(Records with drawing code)
********************

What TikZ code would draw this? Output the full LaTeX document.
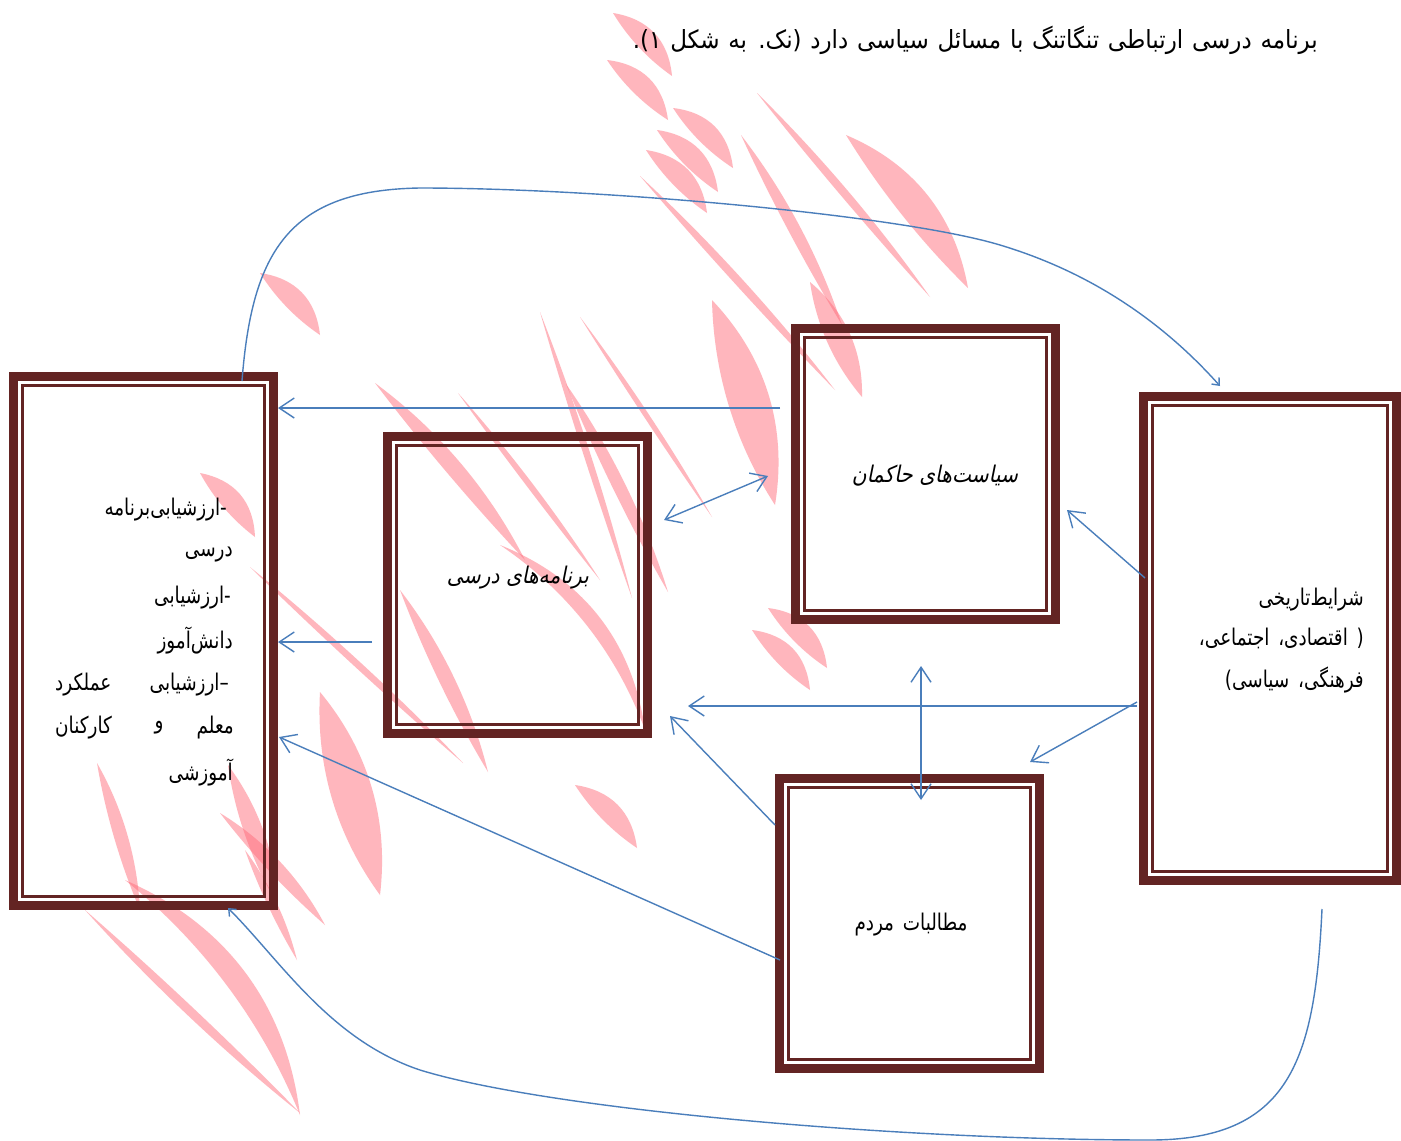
\documentclass[tikz,border=0pt]{standalone}
\usepackage{fontspec}
\usetikzlibrary{arrows.meta,calc}
\TeXXeTstate=1
\newfontfamily\ar[Script=Arabic,FakeStretch=0.8,WordSpace=1.5]{DejaVu Sans}
\newfontfamily\arsl[Script=Arabic,FakeSlant=0.2,FakeStretch=0.88]{DejaVu Sans}
\newfontfamily\art[Script=Arabic,FakeStretch=0.92,WordSpace=1.2]{DejaVu Sans}
\definecolor{framec}{RGB}{99,36,35}
\definecolor{arrowc}{RGB}{74,126,187}
\definecolor{wmc}{RGB}{255,110,125}
\tikzset{
  wm/.style={fill=wmc, fill opacity=0.5},
  dframe/.style={draw=framec, line width=9pt, inner sep=0pt},
  thinframe/.style={draw=framec, line width=3pt},
  link/.style={draw=arrowc, line width=1.4pt, -{Straight Barb[length=15pt,width=20pt]}},
  linkboth/.style={draw=arrowc, line width=1.4pt, {Straight Barb[length=15pt,width=20pt]}-{Straight Barb[length=15pt,width=20pt]}},
  curvelink/.style={draw=arrowc, line width=1.4pt, -{Straight Barb[length=6pt,width=10pt]}},
  txt/.style={font=\ar\fontsize{23}{26}\selectfont, inner sep=0pt},
  sltxt/.style={font=\arsl\fontsize{23}{26}\selectfont, inner sep=0pt},
  ttl/.style={font=\art\fontsize{25}{28}\selectfont, inner sep=0pt},
}
\newcommand\wl[6]{\fill[wm] (#1,#2) .. controls ($(#1,#2)!.33!(#3,#4)!#5pt!90:(#3,#4)$) and ($(#1,#2)!.67!(#3,#4)!#5pt!90:(#3,#4)$) .. (#3,#4) .. controls ($(#1,#2)!.67!(#3,#4)!#6pt!90:(#3,#4)$) and ($(#1,#2)!.33!(#3,#4)!#6pt!90:(#3,#4)$) .. cycle;}
\newcommand\dbox[5]{%
  \node[dframe, minimum width=#4pt, minimum height=#5pt] (#1) at (#2,#3) {};
  \draw[thinframe] ($(#1.north west)+(13.5,13.5)$) rectangle ($(#1.south east)+(-13.5,-13.5)$);}
\begin{document}
\begin{tikzpicture}[x=1pt,y=-1pt]
\fill[white] (0,0) rectangle (1401,1141);
\useasboundingbox (0,0) rectangle (1401,1141);
% watermark
\wl{613}{13}{672}{76}{22}{-6}
\wl{607}{60}{668}{120}{22}{-6}
\wl{673}{108}{733}{168}{22}{-6}
\wl{657}{130}{718}{192}{22}{-6}
\wl{646}{150}{707}{213}{22}{-6}
\wl{640}{176}{835}{390}{8}{-3}
\wl{741}{135}{842}{325}{12}{-4}
\wl{757}{93}{930}{297}{8}{-3}
\wl{846}{135}{968}{288}{35}{-8}
\wl{712}{300}{775}{505}{35}{-20}
\wl{810}{282}{862}{397}{20}{-12}
\wl{768}{608}{827}{668}{22}{-6}
\wl{752}{630}{810}{690}{22}{-6}
\wl{260}{273}{320}{335}{22}{-6}
\wl{375}{383}{525}{560}{18}{-4}
\wl{458}{393}{600}{580}{6}{-2}
\wl{540}{312}{632}{598}{6}{-3}
\wl{566}{384}{668}{592}{12}{-5}
\wl{580}{317}{712}{517}{5}{-2}
\wl{500}{545}{645}{730}{45}{25}
\wl{250}{567}{463}{763}{6}{-3}
\wl{320}{692}{380}{895}{30}{-25}
\wl{400}{590}{488}{772}{14}{-6}
\wl{575}{785}{637}{848}{22}{-6}
\wl{200}{473}{255}{537}{22}{-6}
\wl{228}{765}{278}{905}{15}{-10}
\wl{97}{763}{140}{910}{12}{-6}
\wl{85}{910}{300}{1113}{-8}{4}
\wl{125}{880}{300}{1115}{55}{25}
\wl{220}{813}{325}{925}{14}{-5}
\wl{245}{850}{297}{960}{8}{-4}
% boxes
\dbox{L}{143.5}{641}{260}{529}
\dbox{P}{517.5}{585}{260}{297}
\dbox{S}{925.5}{474}{260}{291}
\dbox{H}{1270}{638.5}{253}{484}
\dbox{M}{909.5}{923.5}{260}{290}
% texts
\node[ttl, anchor=east] (title) at (1318,40) {\beginR برنامه درسی ارتباطی تنگاتنگ با مسائل سیاسی دارد (نک. به شکل ۱).\endR};
\node[sltxt] (ptxt) at (518,578) {\beginR برنامه‌های درسی\endR};
\node[sltxt] (stxt) at (935,476) {\beginR سیاست‌های حاکمان\endR};
\node[txt] (mtxt) at (911,925) {\beginR مطالبات مردم\endR};
\node[txt, anchor=east] (h1) at (1364,600) {\beginR شرایط‌تاریخی\endR};
\node[txt, anchor=east] (h2) at (1364,638) {\beginR( اقتصادی، اجتماعی،\endR};
\node[txt, anchor=east] (h3) at (1364,680) {\beginR فرهنگی، سیاسی)\endR};
\node[txt, anchor=east] (l1) at (227,510) {\beginR -ارزشیابی‌برنامه\endR};
\node[txt, anchor=east] (l2) at (233,555) {\beginR درسی\endR};
\node[txt, anchor=east] (l3) at (231,598) {\beginR -ارزشیابی\endR};
\node[txt, anchor=east] (l4) at (233,641) {\beginR دانش‌آموز\endR};
\node[txt, anchor=east] (l5a) at (229,685) {\beginR –ارزشیابی\endR};
\node[txt, anchor=west] (l5b) at (55,685) {\beginR عملکرد\endR};
\node[txt, anchor=east] (l6a) at (234,728) {\beginR معلم\endR};
\node[txt] (l6b) at (159,728) {\beginR و\endR};
\node[txt, anchor=west] (l6c) at (55,728) {\beginR کارکنان\endR};
\node[txt, anchor=east] (l7) at (233,772) {\beginR آموزشی\endR};
% connectors
\coordinate (a1) at (780,408);
\draw[link] (a1) -- (a1 -| L.east);
\coordinate (a2p) at (664,520);
\coordinate (a2s) at (768,476);
\draw[linkboth] (a2p) -- (a2s);
\coordinate (a3) at (372,642);
\draw[link] (a3) -- (a3 -| L.east);
\coordinate (a4) at (1145,578);
\coordinate (a4e) at (1067,510);
\draw[link] (a4) -- (a4e);
\coordinate (a5) at (1137,706);
\coordinate (a5e) at (688,706);
\draw[link] (a5) -- (a5e);
\coordinate (a6) at (1137,702);
\coordinate (a6e) at (1030,762);
\draw[link] (a6) -- (a6e);
\coordinate (a7s) at (921,666);
\coordinate (a7m) at (921,800);
\draw[linkboth] (a7s) -- (a7m);
\coordinate (a8) at (775,825);
\coordinate (a8e) at (670,716);
\draw[link] (a8) -- (a8e);
\coordinate (a9) at (780,960);
\coordinate (a9e) at (279,737);
\draw[link] (a9) -- (a9e);
\coordinate (c1) at (242,381);
\coordinate (c1e) at (1220,386);
\draw[curvelink] (c1) .. controls (252,250) and (290,190) .. (420,188) .. controls (600,188) and (900,215) .. (1000,245) .. controls (1100,275) and (1170,330) .. (c1e);
\coordinate (c2) at (1322,909);
\coordinate (c2e) at (228,908);
\draw[curvelink] (c2) .. controls (1315,1060) and (1290,1140) .. (1150,1140) .. controls (900,1140) and (550,1110) .. (420,1070) .. controls (330,1040) and (280,960) .. (c2e);
\end{tikzpicture}
\end{document}
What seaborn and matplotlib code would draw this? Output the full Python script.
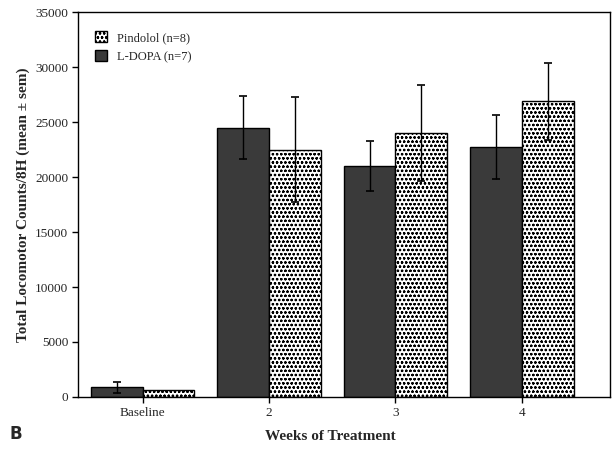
import matplotlib
matplotlib.use("Agg")
import matplotlib.pyplot as plt
import seaborn as sns
import pandas as pd
import numpy as np
from matplotlib.patches import Patch

categories = ["Baseline", "2", "3", "4"]
groups = ["L-DOPA (n=7)", "Pindolol (n=8)"]
ldopa_mean = [900, 24500, 21000, 22700]
ldopa_sem = [500, 2900, 2300, 2900]
pindolol_mean = [600, 22500, 24000, 26900]
pindolol_sem = [0, 4800, 4400, 3500]
y_ticks = [0, 5000, 10000, 15000, 20000, 25000, 30000, 35000]

sns.set_theme(style="white")
plt.rcParams['font.family'] = ['Liberation Serif', 'DejaVu Serif']
plt.rcParams['hatch.linewidth'] = 0.6
plt.rcParams['hatch.color'] = '#333333'

df = pd.DataFrame({
    "week": categories * 2,
    "group": [groups[0]] * 4 + [groups[1]] * 4,
    "value": ldopa_mean + pindolol_mean,
    "sem": ldopa_sem + pindolol_sem,
})

fig = plt.figure(figsize=(6.12, 4.55), dpi=100)
ax = fig.add_axes([0.1275, 0.1275, 0.870, 0.846])

sns.barplot(data=df, x="week", y="value", hue="group", order=categories,
            hue_order=groups, palette=["#3a3a3a", "white"], width=0.82, gap=0,
            errorbar=None, edgecolor="black", linewidth=1.0, ax=ax, legend=False)

HATCH = "oooo"
n = len(categories)
for i, patch in enumerate(ax.patches[:2 * n]):
    g = i // n
    c = i % n
    if g == 1:
        patch.set_hatch(HATCH)
        patch.set_facecolor("white")
    xc = patch.get_x() + patch.get_width() / 2
    h = patch.get_height()
    sem = (ldopa_sem if g == 0 else pindolol_sem)[c]
    if sem > 0:
        ax.errorbar([xc], [h], yerr=[[sem], [sem]], fmt="none", ecolor="black",
                    elinewidth=1.0, capsize=3, capthick=1.2, zorder=5)

ax.set_xlim(-0.51, 3.70)
ax.set_ylim(0, 35000)
ax.set_yticks(y_ticks)
ax.set_yticklabels([str(t) for t in y_ticks], fontsize=9.5)
ax.set_xticks(range(n))
ax.set_xticklabels(categories, fontsize=9.5)
ax.tick_params(axis="both", direction="out", length=4, width=1, color="black",
               bottom=True, left=True, pad=3)
for s in ax.spines.values():
    s.set_color("black")
    s.set_linewidth(1.0)

ax.set_xlabel("")
ax.set_ylabel("Total Locomotor Counts/8H (mean \u00b1 sem)", fontsize=11,
              fontweight="bold", labelpad=4)
fig.text(0.54, 0.04, "Weeks of Treatment", fontsize=11, fontweight="bold",
         ha="center", va="center")

handles = [Patch(facecolor="white", edgecolor="black", hatch=HATCH, label=groups[1]),
           Patch(facecolor="#3a3a3a", edgecolor="black", label=groups[0])]
ax.legend(handles=handles, loc="upper left", frameon=False, fontsize=9,
          handlelength=1.0, handleheight=1.0, bbox_to_anchor=(0.01, 0.98))

fig.text(0.015, 0.035, "B", fontsize=12, fontweight="bold", family="DejaVu Sans")

fig.savefig("out.png", dpi=100)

********************

■ Given problem:
Every line from the one containing "What seaborn and" to the one containing "elinewidth=1.0, capsize=3, capthick=1.2, zorder=5)" should be output exactly, both ends included. Nothing else goes in, and no pictures either.

■ Result of the task:
What seaborn and matplotlib code would draw this? Output the full Python script.
import matplotlib
matplotlib.use("Agg")
import matplotlib.pyplot as plt
import seaborn as sns
import pandas as pd
import numpy as np
from matplotlib.patches import Patch

categories = ["Baseline", "2", "3", "4"]
groups = ["L-DOPA (n=7)", "Pindolol (n=8)"]
ldopa_mean = [900, 24500, 21000, 22700]
ldopa_sem = [500, 2900, 2300, 2900]
pindolol_mean = [600, 22500, 24000, 26900]
pindolol_sem = [0, 4800, 4400, 3500]
y_ticks = [0, 5000, 10000, 15000, 20000, 25000, 30000, 35000]

sns.set_theme(style="white")
plt.rcParams['font.family'] = ['Liberation Serif', 'DejaVu Serif']
plt.rcParams['hatch.linewidth'] = 0.6
plt.rcParams['hatch.color'] = '#333333'

df = pd.DataFrame({
    "week": categories * 2,
    "group": [groups[0]] * 4 + [groups[1]] * 4,
    "value": ldopa_mean + pindolol_mean,
    "sem": ldopa_sem + pindolol_sem,
})

fig = plt.figure(figsize=(6.12, 4.55), dpi=100)
ax = fig.add_axes([0.1275, 0.1275, 0.870, 0.846])

sns.barplot(data=df, x="week", y="value", hue="group", order=categories,
            hue_order=groups, palette=["#3a3a3a", "white"], width=0.82, gap=0,
            errorbar=None, edgecolor="black", linewidth=1.0, ax=ax, legend=False)

HATCH = "oooo"
n = len(categories)
for i, patch in enumerate(ax.patches[:2 * n]):
    g = i // n
    c = i % n
    if g == 1:
        patch.set_hatch(HATCH)
        patch.set_facecolor("white")
    xc = patch.get_x() + patch.get_width() / 2
    h = patch.get_height()
    sem = (ldopa_sem if g == 0 else pindolol_sem)[c]
    if sem > 0:
        ax.errorbar([xc], [h], yerr=[[sem], [sem]], fmt="none", ecolor="black",
                    elinewidth=1.0, capsize=3, capthick=1.2, zorder=5)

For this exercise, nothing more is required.